Brittany Huckabee

Brittany Huckabee is an independent filmmaker and the director of THE MOSQUE IN MORGANTOWN, a documentary chronicling conflict in a West Virginia Muslim community. The film took the Best Documentary prize at the San Francisco International Asian American Film Festival before premiering nationally on PBS in 2009. It was nominated for a 2010 Emmy Award for its original musical score.

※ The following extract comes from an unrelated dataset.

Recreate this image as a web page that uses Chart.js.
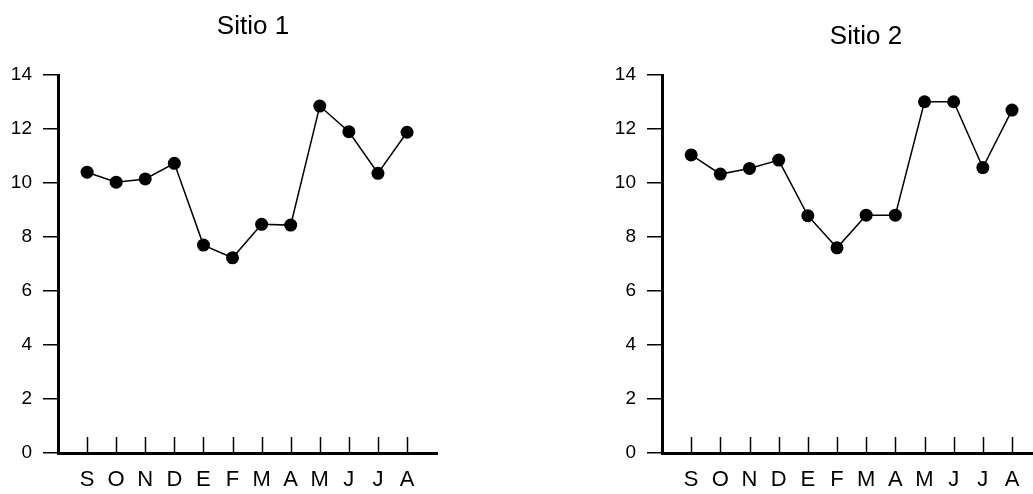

Huckabee is the founder and principal of Version One Productions, Inc., and served as a 2006-2007 Filmmaker-in-Residence at WGBH, Boston’s award-winning PBS station. Her experience making documentaries spans more than a decade and includes principal filmmaking credits on five documentaries and two weekly series that were broadcast nationally on PBS, including the three-hour documentary series HEAVEN ON EARTH: THE RISE AND FALL OF SOCIALISM (2005).

Raised in a conservative Christian family, she saw her childhood church split in the wake of conflict between a liberal young preacher and the retired cattle rancher who opposed him. Looking back, she realized she was seeing the clash between tradition and modernity that plays out in religious communities of all faiths. A desire to further explore that conflict is what drew her to West Virginia in 2004 to begin making THE MOSQUE IN MORGANTOWN.

Huckabee works as a producer, director, editor and camera operator. Her filmmaking interests include religion, human rights and women’s issues; she finds herself particularly drawn to stories about women pushing the traditional boundaries of their cultures. She is currently based in New York.